I’m reminded of so many powerful stories from this year; the calls to support Ukrainians fleeing a horrible war, those asking for help to bury their family in the Jewish tradition and with dignity, the meaningful conversations about Jewish life, our schools, our kids and our future.

We recently celebrated Shavuot – a holiday that celebrates the giving of the Torah, and in that gift, we understand that the story of the Torah is not one simply to be read again and again without emotion.

The most powerful stories of the Torah are the ones we weave into our own lives. The ones we use to guide our actions, our values and ourselves. When we love each other more, protect each other, and share our pain and joy, we find deep and profound meaning in our community of caring.
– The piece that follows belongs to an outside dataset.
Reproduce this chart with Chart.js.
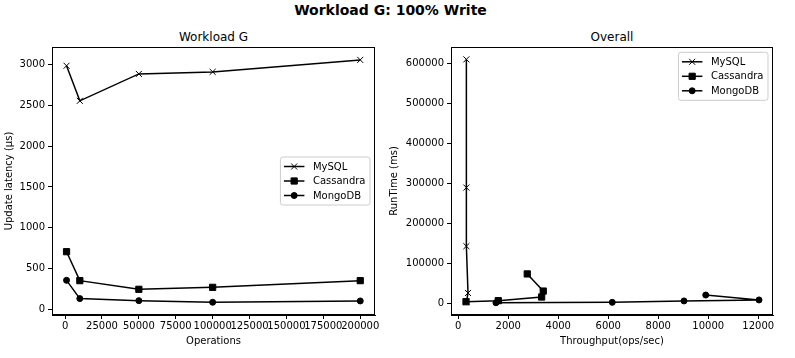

That is what Federation and our community are about – today – for the last 88 years and forever into the future.

Thanks to each of you for being part of our collective; our sacred family.

Telling stories and sharing stories is vital to human interaction and connection, today more than ever. The ability to share someone’s story is a gift few possess. It requires the ability to listen, not just to hear but to understand. It relies on trust, a knowledge that the person you are sharing with will protect, honor – and support you.

It requires understanding and relationship with the individual, so you can get beyond the surface and reflect on the emotions and values they share. It requires dignity, passion and patience.

As we look ahead to a year that is sure to bring change and opportunity for our community, let’s remember the important and vital role we all play – that change brings discomfort and in discomfort is where we learn and grow the most.

Let’s all together support each other, work together and grow Jewish Richmond together.